A wide range of industries, from car and steel plants to beer brewers and paper factories, shut down in the wake of the quake and tsunami. How long production is halted depends not just on the direct damage to those plants, but other factors, such as the availability of power needed to run operations.

Japanese officials have warned rolling blackouts could endure for long periods as the nation rebuilds and repairs it electricity network. The result could be shortages of key components around the world, though excess industrial capacity in several big developed economies gives the world some manuevering room.

What will the earthquake do to global energy markets?

Citing the earthquake and the latest in the Middle East, economists at J.P. Morgan Chase on Friday boldly predicted “an unusual amount of volatility in global oil prices in coming weeks.“

The major factor, of course, is what happens next in the Middle East. Japan is the world's No. 3 oil importer, after the U.S. and China; its troubles do nothing to global oil supply. Disruptions in production may limit Japan's near-term demand for energy; oil prices fell in the immediate aftermath of the quake.

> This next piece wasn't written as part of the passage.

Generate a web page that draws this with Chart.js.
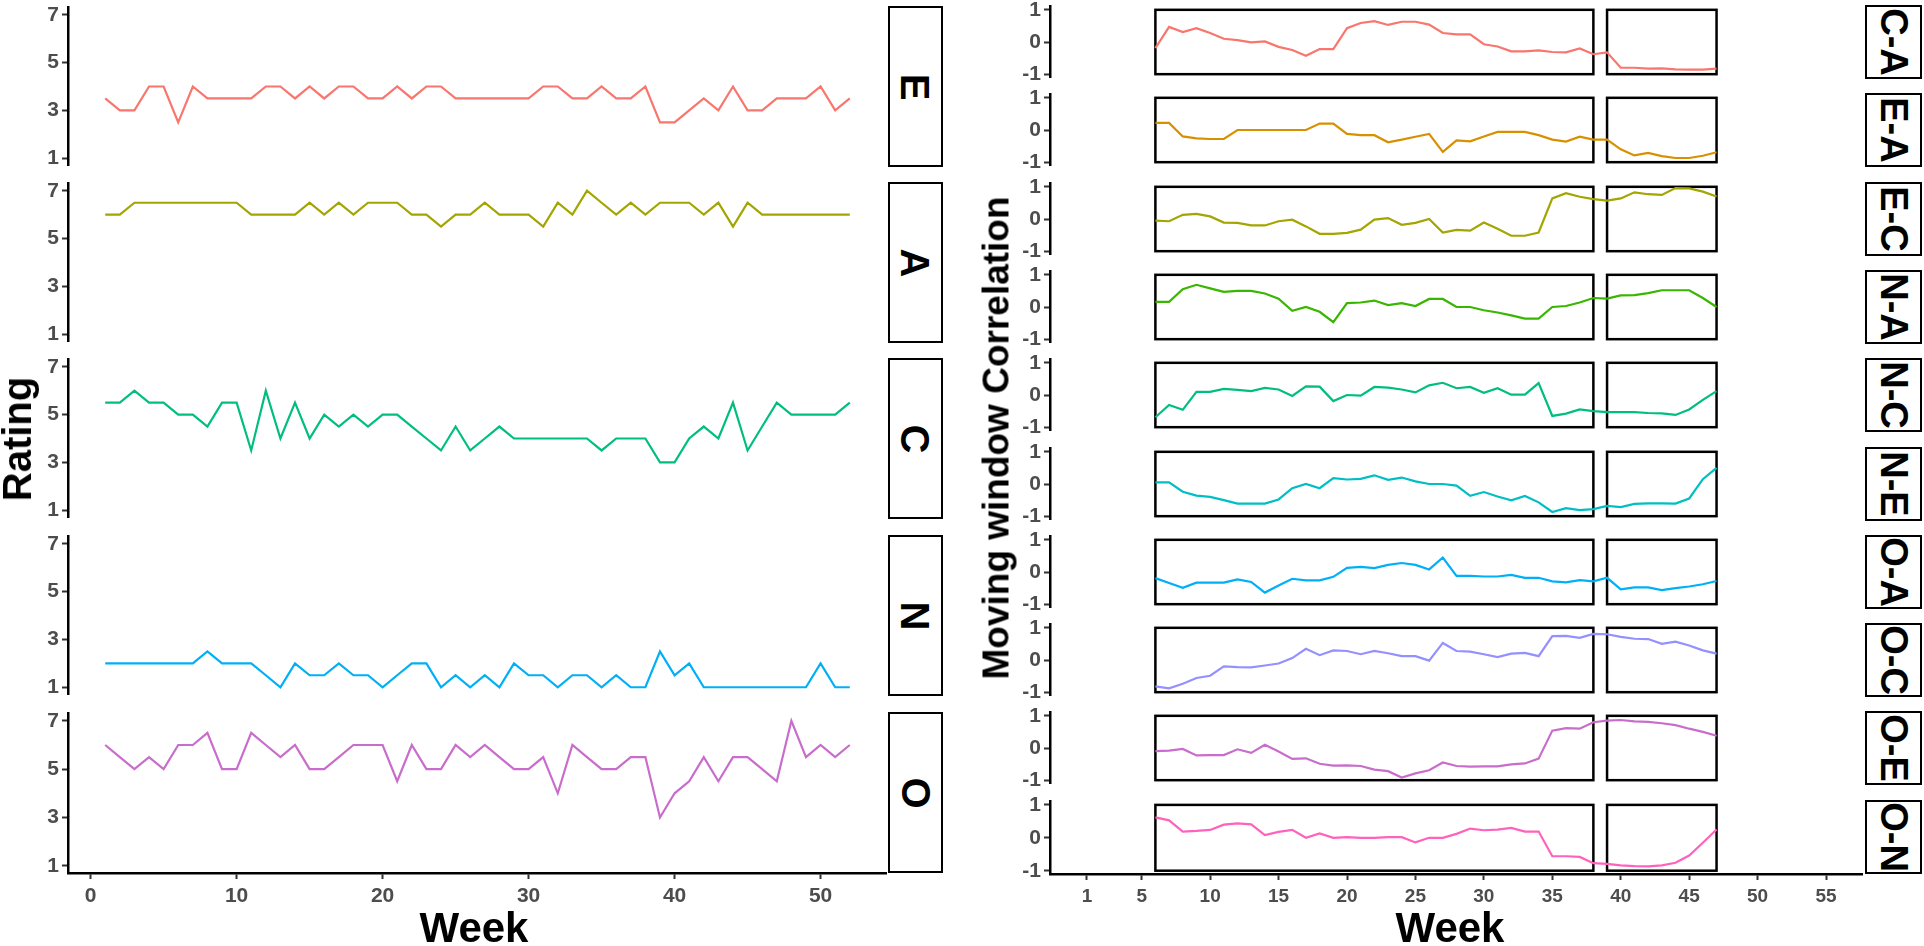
<!DOCTYPE html>
<html>
<head>
<meta charset="utf-8">
<script src="https://cdn.jsdelivr.net/npm/chart.js@4"></script>
<style>
  body { margin: 0; background: #fff; }
  #page { position: relative; width: 1924px; height: 946px; overflow: hidden; font-family: "Liberation Sans", Arial, sans-serif; }
  canvas { position: absolute; }
  .strip { position: absolute; box-sizing: border-box; border: 2px solid #000; background: #fff; overflow: hidden; display: flex; align-items: center; justify-content: center; }
  .strip span { display: inline-block; transform: rotate(90deg); font-weight: bold; color: #000; white-space: nowrap; line-height: 1; }
  .title { position: absolute; font-weight: bold; color: #000; white-space: nowrap; line-height: 1; }
</style>
</head>
<body>
<div id="page"></div>
<script>
// ---- left side: weekly ratings ----
const ratingWeeks = [1, 2, 3, 4, 5, 6, 7, 8, 9, 10, 11, 12, 13, 14, 15, 16, 17, 18, 19, 20,
    21, 22, 23, 24, 25, 26, 27, 28, 29, 30, 31, 32, 33, 34, 35, 36, 37, 38, 39, 40,
    41, 42, 43, 44, 45, 46, 47, 48, 49, 50, 51, 52];
const ratingTicks = [1, 3, 5, 7];
const leftWeekTicks = [0, 10, 20, 30, 40, 50];
const traits = ["E", "A", "C", "N", "O"];
const traitColors = ["#F8766D", "#A3A500", "#00BF7D", "#00B0F6", "#C86DCB"];

const ratingE = [3.5, 3, 3, 4, 4, 2.5, 4, 3.5, 3.5, 3.5, 3.5, 4, 4, 3.5, 4, 3.5, 4, 4, 3.5, 3.5,
    4, 3.5, 4, 4, 3.5, 3.5, 3.5, 3.5, 3.5, 3.5, 4, 4, 3.5, 3.5, 4, 3.5, 3.5, 4, 2.5, 2.5,
    3, 3.5, 3, 4, 3, 3, 3.5, 3.5, 3.5, 4, 3, 3.5];
const ratingA = [6, 6, 6.5, 6.5, 6.5, 6.5, 6.5, 6.5, 6.5, 6.5, 6, 6, 6, 6, 6.5, 6, 6.5, 6, 6.5, 6.5,
    6.5, 6, 6, 5.5, 6, 6, 6.5, 6, 6, 6, 5.5, 6.5, 6, 7, 6.5, 6, 6.5, 6, 6.5, 6.5,
    6.5, 6, 6.5, 5.5, 6.5, 6, 6, 6, 6, 6, 6, 6];
const ratingC = [5.5, 5.5, 6, 5.5, 5.5, 5, 5, 4.5, 5.5, 5.5, 3.5, 6, 4, 5.5, 4, 5, 4.5, 5, 4.5, 5,
    5, 4.5, 4, 3.5, 4.5, 3.5, 4, 4.5, 4, 4, 4, 4, 4, 4, 3.5, 4, 4, 4, 3, 3,
    4, 4.5, 4, 5.5, 3.5, 4.5, 5.5, 5, 5, 5, 5, 5.5];
const ratingN = [2, 2, 2, 2, 2, 2, 2, 2.5, 2, 2, 2, 1.5, 1, 2, 1.5, 1.5, 2, 1.5, 1.5, 1,
    1.5, 2, 2, 1, 1.5, 1, 1.5, 1, 2, 1.5, 1.5, 1, 1.5, 1.5, 1, 1.5, 1, 1, 2.5, 1.5,
    2, 1, 1, 1, 1, 1, 1, 1, 1, 2, 1, 1];
const ratingO = [6, 5.5, 5, 5.5, 5, 6, 6, 6.5, 5, 5, 6.5, 6, 5.5, 6, 5, 5, 5.5, 6, 6, 6,
    4.5, 6, 5, 5, 6, 5.5, 6, 5.5, 5, 5, 5.5, 4, 6, 5.5, 5, 5, 5.5, 5.5, 3, 4,
    4.5, 5.5, 4.5, 5.5, 5.5, 5, 4.5, 7, 5.5, 6, 5.5, 6];
const ratings = [ratingE, ratingA, ratingC, ratingN, ratingO];

// ---- right side: moving window correlations ----
const corrWeeks = [6, 7, 8, 9, 10, 11, 12, 13, 14, 15, 16, 17, 18, 19, 20, 21, 22, 23, 24, 25,
    26, 27, 28, 29, 30, 31, 32, 33, 34, 35, 36, 37, 38, 39, 40, 41, 42, 43, 44, 45, 46, 47];
const corrTicks = [-1, 0, 1];
const rightWeekTicks = [1, 5, 10, 15, 20, 25, 30, 35, 40, 45, 50, 55];
const windowBounds = [[6, 38], [39, 47]];
const pairs = ["C-A", "E-A", "E-C", "N-A", "N-C", "N-E", "O-A", "O-C", "O-E", "O-N"];
const pairColors = ["#F8766D", "#D89000", "#A3A500", "#39B600", "#00BF7D",
    "#00BFC4", "#00B0F6", "#9590FF", "#C86DCB", "#FF62BC"];

const corrCA = [-0.19, 0.47, 0.31, 0.43, 0.28, 0.1, 0.06, -0.01, 0.02, -0.15, -0.25, -0.43, -0.22, -0.22,
    0.43, 0.59, 0.65, 0.53, 0.63, 0.63, 0.54, 0.28, 0.24, 0.24, -0.07, -0.14, -0.29, -0.29, -0.26,
    -0.31, -0.32, -0.2, -0.38, -0.32, -0.8, -0.8, -0.83, -0.82, -0.85, -0.86, -0.86, -0.83];
const corrEA = [0.22, 0.22, -0.2, -0.26, -0.28, -0.28, 0, 0, 0, 0, 0, 0, 0.2, 0.2, -0.12, -0.16, -0.16,
    -0.38, -0.3, -0.21, -0.12, -0.68, -0.32, -0.35, -0.2, -0.06, -0.06, -0.06, -0.16, -0.3, -0.36,
    -0.21, -0.3, -0.3, -0.6, -0.79, -0.71, -0.81, -0.87, -0.87, -0.8, -0.69];
const corrEC = [-0.05, -0.07, 0.13, 0.16, 0.08, -0.11, -0.12, -0.2, -0.2, -0.07, -0.02, -0.23, -0.46,
    -0.46, -0.43, -0.33, -0.02, 0.03, -0.18, -0.12, 0, -0.42, -0.34, -0.36, -0.11, -0.3, -0.52, -0.52,
    -0.42, 0.64, 0.8, 0.69, 0.62, 0.57, 0.64, 0.83, 0.77, 0.75, 0.96, 0.95, 0.85, 0.7];
const corrNA = [0.16, 0.16, 0.55, 0.69, 0.58, 0.47, 0.5, 0.5, 0.42, 0.26, -0.12, 0, -0.15, -0.47, 0.12,
    0.14, 0.2, 0.06, 0.12, 0.03, 0.25, 0.25, 0, 0, -0.1, -0.17, -0.26, -0.36, -0.36, 0, 0.03, 0.14,
    0.28, 0.26, 0.36, 0.37, 0.43, 0.52, 0.52, 0.52, 0.28, 0];
const corrNC = [-0.69, -0.31, -0.46, 0.1, 0.1, 0.19, 0.16, 0.12, 0.22, 0.17, -0.03, 0.27, 0.26, -0.19, 0,
    -0.02, 0.25, 0.23, 0.17, 0.08, 0.3, 0.38, 0.21, 0.25, 0.07, 0.21, 0.01, 0.01, 0.37, -0.65, -0.58,
    -0.45, -0.5, -0.53, -0.53, -0.53, -0.56, -0.57, -0.62, -0.45, -0.15, 0.12];
const corrNE = [0.05, 0.05, -0.24, -0.36, -0.4, -0.5, -0.61, -0.61, -0.61, -0.48, -0.13, 0, -0.13, 0.18,
    0.14, 0.16, 0.27, 0.13, 0.2, 0.08, 0, 0, -0.05, -0.37, -0.25, -0.39, -0.51, -0.37, -0.57, -0.87,
    -0.75, -0.81, -0.78, -0.68, -0.72, -0.62, -0.6, -0.6, -0.61, -0.45, 0.15, 0.5];
const corrOA = [-0.19, -0.34, -0.49, -0.33, -0.33, -0.33, -0.23, -0.31, -0.64, -0.42, -0.21, -0.26,
    -0.26, -0.15, 0.13, 0.16, 0.12, 0.22, 0.28, 0.22, 0.08, 0.45, -0.12, -0.12, -0.14, -0.14, -0.09,
    -0.18, -0.18, -0.29, -0.32, -0.25, -0.29, -0.18, -0.54, -0.48, -0.48, -0.56, -0.5, -0.45, -0.38, -0.28];
const corrOC = [-0.82, -0.88, -0.74, -0.56, -0.49, -0.2, -0.22, -0.23, -0.17, -0.11, 0.06, 0.35, 0.15,
    0.3, 0.28, 0.18, 0.28, 0.21, 0.12, 0.12, -0.02, 0.53, 0.28, 0.26, 0.18, 0.09, 0.2, 0.22, 0.12,
    0.74, 0.75, 0.69, 0.81, 0.8, 0.72, 0.66, 0.65, 0.5, 0.57, 0.45, 0.3, 0.2];
const corrOE = [-0.1, -0.08, -0.03, -0.23, -0.22, -0.22, -0.04, -0.15, 0.1, -0.11, -0.34, -0.32, -0.49,
    -0.55, -0.54, -0.56, -0.67, -0.72, -0.92, -0.79, -0.69, -0.45, -0.56, -0.58, -0.57, -0.57, -0.51,
    -0.48, -0.33, 0.54, 0.62, 0.6, 0.8, 0.85, 0.87, 0.83, 0.81, 0.77, 0.71, 0.6, 0.5, 0.38];
const corrON = [0.62, 0.53, 0.19, 0.21, 0.24, 0.4, 0.44, 0.41, 0.08, 0.18, 0.24, 0, 0.13, 0, 0.02, 0, 0,
    0.02, 0.02, -0.14, 0, 0, 0.12, 0.28, 0.23, 0.25, 0.3, 0.19, 0.19, -0.56, -0.56, -0.58, -0.77,
    -0.79, -0.84, -0.86, -0.87, -0.84, -0.76, -0.54, -0.15, 0.25];
const correlations = [corrCA, corrEA, corrEC, corrNA, corrNC, corrNE, corrOA, corrOC, corrOE, corrON];

const page = document.getElementById("page");
const tickGray = "#4D4D4D";
const narrowFont = "'Liberation Sans Narrow', 'Liberation Sans', Arial, sans-serif";
const PAD = 14;

// black frames for the two time windows, drawn through the chart scales
const windowBoxes = {
    id: "windowBoxes",
    beforeDatasetsDraw(chart, args, opts) {
        const { ctx, scales: { x, y } } = chart;
        ctx.save();
        ctx.strokeStyle = "#000";
        ctx.lineWidth = 2.5;
        opts.bounds.forEach(([a, b]) => {
            const x0 = x.getPixelForValue(a), x1 = x.getPixelForValue(b);
            const y0 = y.getPixelForValue(opts.top), y1 = y.getPixelForValue(opts.bottom);
            ctx.strokeRect(x0, y0, x1 - x0, y1 - y0);
        });
        ctx.restore();
    }
};

function makePanel(cfg) {
    const canvas = document.createElement("canvas");
    const w = cfg.yw + cfg.plotW;
    const h = PAD + cfg.plotH + (cfg.bottom ? cfg.xh : PAD);
    canvas.width = w;
    canvas.height = h;
    canvas.style.left = (cfg.axisX - cfg.yw) + "px";
    canvas.style.top = (cfg.top - PAD) + "px";
    canvas.style.width = w + "px";
    canvas.style.height = h + "px";
    page.appendChild(canvas);

    new Chart(canvas, {
        type: "line",
        data: {
            datasets: [{
                data: cfg.xs.map((x, i) => ({ x: x, y: cfg.ys[i] })),
                borderColor: cfg.color,
                borderWidth: 2.2,
                pointRadius: 0,
                tension: 0,
                fill: false
            }]
        },
        options: {
            responsive: false,
            maintainAspectRatio: false,
            animation: false,
            events: [],
            layout: { padding: { top: PAD, bottom: cfg.bottom ? 0 : PAD, left: 0, right: 0 } },
            plugins: {
                legend: { display: false },
                tooltip: { enabled: false },
                windowBoxes: cfg.boxes ? { bounds: cfg.boxes, top: 1, bottom: -1 } : false
            },
            scales: {
                x: {
                    type: "linear",
                    min: cfg.xMin,
                    max: cfg.xMax,
                    display: cfg.bottom,
                    afterBuildTicks: s => { s.ticks = cfg.xTicks.map(v => ({ value: v })); },
                    afterFit: s => { s.height = cfg.bottom ? cfg.xh : 0; },
                    grid: { drawOnChartArea: false, tickLength: 6, tickColor: "#333", tickWidth: 2 },
                    border: { display: true, color: "#000", width: 2.5 },
                    ticks: {
                        color: tickGray, padding: 5, maxRotation: 0, autoSkip: false,
                        font: { family: cfg.xFont, size: cfg.xSize, weight: "bold" }
                    }
                },
                y: {
                    min: cfg.yMin,
                    max: cfg.yMax,
                    afterBuildTicks: s => { s.ticks = cfg.yTicks.map(v => ({ value: v })); },
                    afterFit: s => { s.width = cfg.yw; },
                    grid: { drawOnChartArea: false, tickLength: 6, tickColor: "#333", tickWidth: 2 },
                    border: { display: true, color: "#000", width: 2.5 },
                    ticks: {
                        color: tickGray, padding: 3,
                        font: { family: narrowFont, size: 21, weight: "bold" }
                    }
                }
            }
        },
        plugins: cfg.boxes ? [windowBoxes] : []
    });
}

function addStrip(text, x, y, w, h, size) {
    const d = document.createElement("div");
    d.className = "strip";
    d.style.left = x + "px";
    d.style.top = y + "px";
    d.style.width = w + "px";
    d.style.height = h + "px";
    const s = document.createElement("span");
    s.textContent = text;
    s.style.fontSize = size + "px";
    d.appendChild(s);
    page.appendChild(d);
}

function addTitle(text, cx, cy, size, rot) {
    const d = document.createElement("div");
    d.className = "title";
    d.textContent = text;
    d.style.fontSize = size + "px";
    d.style.left = cx + "px";
    d.style.top = cy + "px";
    d.style.transform = "translate(-50%, -50%) rotate(" + rot + "deg)";
    page.appendChild(d);
}

// left facets
const leftTops = [6, 182, 358, 535, 712];
const leftH = 161;
traits.forEach((t, k) => {
    makePanel({
        axisX: 68, yw: 44, plotW: 819, top: leftTops[k], plotH: leftH,
        bottom: k === traits.length - 1, xh: 40,
        xs: ratingWeeks, ys: ratings[k], color: traitColors[k],
        xMin: -1.55, xMax: 54.55, xTicks: leftWeekTicks, xFont: narrowFont, xSize: 21,
        yMin: 0.7, yMax: 7.3, yTicks: ratingTicks
    });
    addStrip(t, 888, leftTops[k], 55, leftH, 40);
});

// right facets
const rightTop0 = 5, rightPitch = 88.3, rightH = 74;
pairs.forEach((p, i) => {
    const top = Math.round(rightTop0 + rightPitch * i);
    makePanel({
        axisX: 1050, yw: 50, plotW: 813, top: top, plotH: rightH,
        bottom: i === pairs.length - 1, xh: 40,
        xs: corrWeeks, ys: correlations[i], color: pairColors[i], boxes: windowBounds,
        xMin: -1.7, xMax: 57.7, xTicks: rightWeekTicks, xFont: "'Liberation Sans', Arial, sans-serif", xSize: 19,
        yMin: -1.1, yMax: 1.1, yTicks: corrTicks
    });
    addStrip(p, 1865, top, 57, rightH, 38);
});

addTitle("Rating", 17, 439, 40, -90);
addTitle("Moving window Correlation", 996, 438, 37, -90);
addTitle("Week", 474, 928, 42, 0);
addTitle("Week", 1450, 928, 42, 0);
</script>
</body>
</html>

Over time, though, the shuttered nuclear plants could lead Japan to increase imports of oil, natural gas and coal. Analysts estimated that replacing all of Japan's nuclear capacity with oil would mean importing 375,000 more barrels a day, on top of the current demand of about 4.25 million barrels.

The worst-case scenario, though, centers on the nuclear plants--and the risk of a catastrophe that would have long-term effects on the people and the land surrounding the crippled plants.